Son 15 yılda, ekonomik gelişmeyle birlikte huzurevleri bir anda kârlı bir sanayi haline dönüştü. O zaman şunu tartışacağız...
“Mamma Italiana” bundan böyle nerede yaşayacak? Evde mi...
Huzurevinde mi...
YENİ TEKNOLOJİ: BİLEKTEN EKG
HER SANİYE CHECK-UP’TAN GEÇMEK NASIL BİR DUYGU
24 Mart Salı’yı 25’e bağlayan gece, koronavirüs histerisi yaşadığımız saatlerde, Apple çok önemli bir sağlık uygulamasını Türkiye’de de devreye soktu.
iWatch’ın 4 serisine sahip olanlar artık bileklerine taktıkları saatler sayesinde kendi elektrokardiyolarını her saniye çekebilecekler.
Bu sayede kalp atışının hızlanması veya aritmi durumları anında tespit edilecek.
Anlayacağınız her saniye check-up’tan geçtiğimiz ve sonuçların anında doktorumuza iletildiği bir hayata az kaldı.
YENİ TEKNOLOJİ: KATLANAN TELEFON
GÖRÜNTÜLÜ KONUŞMAYI VE SELFİE’Yİ DEĞİŞTİRİR Mİ
KORONAVİRÜS dolayısıyla eve kapatıldığımız bu hafta hayatıma yeni bir teknoloji ürünü girdi.
Katlanan bir cep telefonu...
Samsung’un yeni modeli Galaxy Z Flip’i denemeye başladım.
İlk gözlemlerim şu:
*Açıldığında 6.7 inç bir ekran çıkıyor. Boyutları itibarıyla çok iyi.
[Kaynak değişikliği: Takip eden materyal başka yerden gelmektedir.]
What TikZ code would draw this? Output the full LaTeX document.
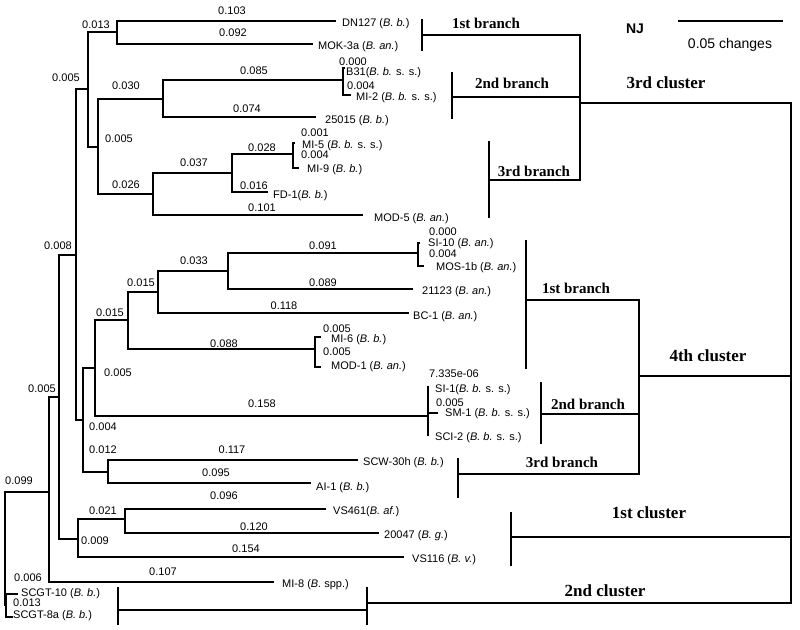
\documentclass[tikz,border=0pt]{standalone}
\usepackage{fontspec}
\setmainfont{Liberation Sans}
\newfontfamily\clfont{Liberation Serif}

\begin{document}
\begin{tikzpicture}[x=1pt,y=-1pt,
  br/.style={line width=1.1pt,line cap=rect},
  cl/.style={line width=2.3pt,line cap=rect},
  len/.style={font=\fontsize{11}{12}\selectfont,inner sep=0pt},
  leaf/.style={font=\fontsize{11}{12}\selectfont,anchor=west,inner sep=0pt},
  blab/.style={font=\clfont\bfseries\fontsize{15}{16}\selectfont,inner sep=0pt},
  clab/.style={font=\clfont\bfseries\fontsize{17}{18}\selectfont,inner sep=0pt}]
\useasboundingbox (0,0) rectangle (800,629);
% inner nodes of the tree
\coordinate (root) at (5,548);
\coordinate (n49) at (49,492);
\coordinate (nSC) at (6,605);
\coordinate (n59) at (59,397);
\coordinate (n76) at (76,255);
\coordinate (n78) at (78,539);
\coordinate (n88) at (88,89);
\coordinate (n83) at (83,420);
\coordinate (n117) at (117,32);
\coordinate (n98) at (98,147);
\coordinate (n163) at (163,99);
\coordinate (n153) at (153,194);
\coordinate (nB31) at (343,80);
\coordinate (n232) at (232,173);
\coordinate (n293) at (293,154);
\coordinate (n95) at (95,368);
\coordinate (n108) at (108,472);
\coordinate (n128) at (128,320);
\coordinate (nSM) at (428,416);
\coordinate (n158) at (158,292);
\coordinate (nMI6) at (315,349);
\coordinate (n228) at (228,271);
\coordinate (nSI10) at (418,253);
\coordinate (n125) at (125,519);
% leaf ends
\coordinate (SCGT10) at (17,594);
\coordinate (SCGT8a) at (12,617);
\coordinate (MI8) at (273,582);
\coordinate (DN127) at (335,21);
\coordinate (MOK3a) at (312,44);
\coordinate (B31) at (344,68);
\coordinate (MI2) at (350,95);
\coordinate (L25015) at (315,117);
\coordinate (MOD5) at (362,215);
\coordinate (FD1) at (267,192);
\coordinate (MI5) at (294,143);
\coordinate (MI9) at (298,168);
\coordinate (BC1) at (408,313);
\coordinate (L21123) at (412,289);
\coordinate (SI10) at (419,243);
\coordinate (MOS1b) at (423,266);
\coordinate (MI6) at (320,337);
\coordinate (MOD1) at (320,367);
\coordinate (SI1) at (428,387);
\coordinate (SM1) at (437,413);
\coordinate (SCI2) at (428,435);
\coordinate (SCW30h) at (357,460);
\coordinate (AI1) at (310,483);
\coordinate (VS116) at (403,557);
\coordinate (VS461) at (325,509);
\coordinate (L20047) at (378,533);

% branches
\draw[br] (root) |- (n49) (root) |- (nSC)
  (nSC) |- (SCGT10) (nSC) |- (SCGT8a)
  (n49) |- (n59) (n49) |- (MI8)
  (n59) |- (n76) (n59) |- (n78)
  (n76) |- (n88) (n76) |- (n83)
  (n88) |- (n117) (n88) |- (n98)
  (n117) |- (DN127) (n117) |- (MOK3a)
  (n98) |- (n163) (n98) |- (n153)
  (n163) |- (nB31) (n163) |- (L25015)
  (nB31) |- (B31) (nB31) |- (MI2)
  (n153) |- (n232) (n153) |- (MOD5)
  (n232) |- (n293) (n232) |- (FD1)
  (n293) |- (MI5) (n293) |- (MI9)
  (n83) |- (n95) (n83) |- (n108)
  (n95) |- (n128) (n95) |- (nSM)
  (n128) |- (n158) (n128) |- (nMI6)
  (n158) |- (n228) (n158) |- (BC1)
  (n228) |- (nSI10) (n228) |- (L21123)
  (nSI10) |- (SI10) (nSI10) |- (MOS1b)
  (nMI6) |- (MI6) (nMI6) |- (MOD1)
  (nSM) |- (SI1) (nSM) |- (SM1) (nSM) |- (SCI2)
  (n108) |- (SCW30h) (n108) |- (AI1)
  (n78) |- (n125) (n78) |- (VS116)
  (n125) |- (VS461) (n125) |- (L20047);

% branch lengths
\node[len] (l01) at (232,11) {0.103};
\node[len] (l02) at (233,33) {0.092};
\node[len] (l03) at (96,25) {0.013};
\node[len] (l04) at (66,78) {0.005};
\node[len] (l05) at (254,71) {0.085};
\node[len] (l06) at (126,86) {0.030};
\node[len] (l07) at (247,109) {0.074};
\node[len] (l08) at (119,139) {0.005};
\node[len] (l09) at (262,148) {0.028};
\node[len] (l10) at (194,163) {0.037};
\node[len] (l11) at (126,185) {0.026};
\node[len] (l12) at (254,186) {0.016};
\node[len] (l13) at (262,208) {0.101};
\node[len] (l14) at (353,62) {0.000};
\node[len] (l15) at (361,86) {0.004};
\node[len] (l16) at (315,133) {0.001};
\node[len] (l17) at (315,155) {0.004};
\node[len] (l18) at (58,246) {0.008};
\node[len] (l19) at (194,261) {0.033};
\node[len] (l20) at (141,283) {0.015};
\node[len] (l21) at (110,313) {0.015};
\node[len] (l22) at (284,306) {0.118};
\node[len] (l23) at (224,344) {0.088};
\node[len] (l24) at (118,373) {0.005};
\node[len] (l25) at (262,404) {0.158};
\node[len] (l26) at (42,389) {0.005};
\node[len] (l27) at (103,427) {0.004};
\node[len] (l28) at (323,246) {0.091};
\node[len] (l29) at (323,283) {0.089};
\node[len] (l30) at (443,232) {0.000};
\node[len] (l31) at (443,254) {0.004};
\node[len] (l32) at (337,329) {0.005};
\node[len] (l33) at (337,352) {0.005};
\node[len] (l34) at (454,374) {7.335e-06};
\node[len] (l35) at (450,403) {0.005};
\node[len] (l36) at (103,450) {0.012};
\node[len] (l37) at (232,450) {0.117};
\node[len] (l38) at (216,473) {0.095};
\node[len] (l39) at (19,481) {0.099};
\node[len] (l40) at (224,496) {0.096};
\node[len] (l41) at (103,511) {0.021};
\node[len] (l42) at (254,527) {0.120};
\node[len] (l43) at (95,541) {0.009};
\node[len] (l44) at (246,549) {0.154};
\node[len] (l45) at (163,572) {0.107};
\node[len] (l46) at (28,578) {0.006};
\node[len] (l47) at (27,603) {0.013};

% strain names
\node[leaf] (tDN127) at (342,24) {DN127 (\textit{B. b.})};
\node[leaf] (tMOK3a) at (318,47) {MOK-3a (\textit{B. an.})};
\node[leaf] (tB31) at (346,73) {B31(\textit{B. b.} s. s.)};
\node[leaf] (tMI2) at (356,98) {MI-2 (\textit{B. b.} s. s.)};
\node[leaf] (t25015) at (325,121) {25015 (\textit{B. b.})};
\node[leaf] (tMI5) at (302,146) {MI-5 (\textit{B. b.} s. s.)};
\node[leaf] (tMI9) at (307,170) {MI-9 (\textit{B. b.})};
\node[leaf] (tFD1) at (273,196) {FD-1(\textit{B. b.})};
\node[leaf] (tMOD5) at (374,219) {MOD-5 (\textit{B. an.})};
\node[leaf] (tSI10) at (428,244) {SI-10 (\textit{B. an.})};
\node[leaf] (tMOS1b) at (436,268) {MOS-1b (\textit{B. an.})};
\node[leaf] (t21123) at (422,292) {21123 (\textit{B. an.})};
\node[leaf] (tBC1) at (413,317) {BC-1 (\textit{B. an.})};
\node[leaf] (tMI6) at (331,340) {MI-6 (\textit{B. b.})};
\node[leaf] (tMOD1) at (331,367) {MOD-1 (\textit{B. an.})};
\node[leaf] (tSI1) at (435,390) {SI-1(\textit{B. b.} s. s.)};
\node[leaf] (tSM1) at (445,414) {SM-1 (\textit{B. b.} s. s.)};
\node[leaf] (tSCI2) at (435,438) {SCI-2 (\textit{B. b.} s. s.)};
\node[leaf] (tSCW30h) at (363,463) {SCW-30h (\textit{B. b.})};
\node[leaf] (tAI1) at (316,488) {AI-1 (\textit{B. b.})};
\node[leaf] (tVS461) at (333,512) {VS461(\textit{B. af.})};
\node[leaf] (t20047) at (384,536) {20047 (\textit{B. g.})};
\node[leaf] (tVS116) at (412,560) {VS116 (\textit{B. v.})};
\node[leaf] (tMI8) at (282,585) {MI-8 (\textit{B.} spp.)};
\node[leaf] (tSCGT10) at (21,594) {SCGT-10 (\textit{B. b.})};
\node[leaf] (tSCGT8a) at (13,616) {SCGT-8a (\textit{B. b.})};

% clusters and branches
\coordinate (top) at (791,376);
\coordinate (j3) at (580,103);
\coordinate (j4) at (639,376);
\coordinate (b1) at (422,35);
\coordinate (b2) at (452,97);
\coordinate (b3) at (489,180);
\coordinate (b41) at (526,300);
\coordinate (b42) at (541,414);
\coordinate (b43) at (458,474);
\coordinate (c1) at (511,537);
\coordinate (c2) at (367,603);
\coordinate (sg) at (118,610);
\draw[cl] (top) |- (j3) (top) |- (j4) (top) |- (c1) (top) |- (c2)
  (j3) |- (b1) (j3) |- (b2) (j3) |- (b3)
  (j4) |- (b41) (j4) |- (b42) (j4) |- (b43)
  (sg) -- (sg -| c2);
\draw[cl] (b1) ++(0,-15) -- ++(0,30);
\draw[cl] (b2) ++(0,-24) -- ++(0,45);
\draw[cl] (b3) ++(0,-38) -- ++(0,75);
\draw[cl] (b41) ++(0,-59) -- ++(0,127);
\draw[cl] (b42) ++(0,-31) -- ++(0,60);
\draw[cl] (b43) ++(0,-15) -- ++(0,38);
\draw[cl] (c1) ++(0,-24) -- ++(0,52);
\draw[cl] (c2) ++(0,-15) -- ++(0,36);
\draw[cl] (sg) ++(0,-22) -- ++(0,36);

\node[blab] (k1) at (486,23) {1st branch};
\node[blab] (k2) at (512,83) {2nd branch};
\node[blab] (k3) at (534,171) {3rd branch};
\node[clab] (kc3) at (666,83) {3rd cluster};
\node[blab] (k41) at (576,288) {1st branch};
\node[blab] (k42) at (588,404) {2nd branch};
\node[blab] (k43) at (562,462) {3rd branch};
\node[clab] (kc4) at (708,356) {4th cluster};
\node[clab] (kc1) at (649,513) {1st cluster};
\node[clab] (kc2) at (605,591) {2nd cluster};

% scale
\node[font=\bfseries\fontsize{14}{15}\selectfont,inner sep=0pt] (nj) at (635,29) {NJ};
\coordinate (s1) at (678,21);
\coordinate (s2) at (783,21);
\draw[line width=1.5pt] (s1) -- (s2);
\node[font=\fontsize{14}{15}\selectfont,inner sep=0pt] (sc) at (730,45) {0.05 changes};
\end{tikzpicture}
\end{document}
*Bundan önce piyasadan toplatılan daha büyük ekranlı Fold’u açtığınızda sanki tam oturmamış gibi bir hisse kapılıyordunuz. Bunda o his tamamen ortadan kaldırılmış.
*Günlük iletişimde görüntülü görüşmeler giderek artıyor. Bu ekranı yarı açıp önünüze koyduğunuzda üst yarısındaki görüntüyle çok rahatça konuşabiliyorsunuz.
Yani selfie video konusunda yeni bir kullanım tarzı getirebilir.
YANKESİCİLERİN İŞİNİ ZORLAŞTIRIR MI
*Büyük ekran telefonlara iyice alıştık. Ama özellikle bunların taşınmasında benim için hep önemli bir psikolojik sorun var.
Ekran büyük olduğu için telefon cebe tam girmiyor. Özellikle arka cepte uç kısmı dışarıda kalıyor.
Kalabalık bir yerde yürürken hep çaldıracakmışım endişesi taşıyorum. Oysa bu model katlanıp kolayca yan cebe giriyor.
*Öteki telefonlarda çoğumuz için bir estetik sorunu var. Ekranı koruyan kılıflar telefonu çok kaba hale getiriyor.
Oysa bu katlandığı zaman doğal biçimde ekranı korur hale geliyor.
Böylece üzerine bir kılıf geçirme ihtiyacı duymuyorsunuz.
*Tabii ki katlama önemli bir davranış değişikliği. Ama kısa sürede alışıyorsunuz.
*Bence bu model, cep telefonu kültüründe çok ilginç bir dönemi açabilir. Sonucu merakla bekliyorum.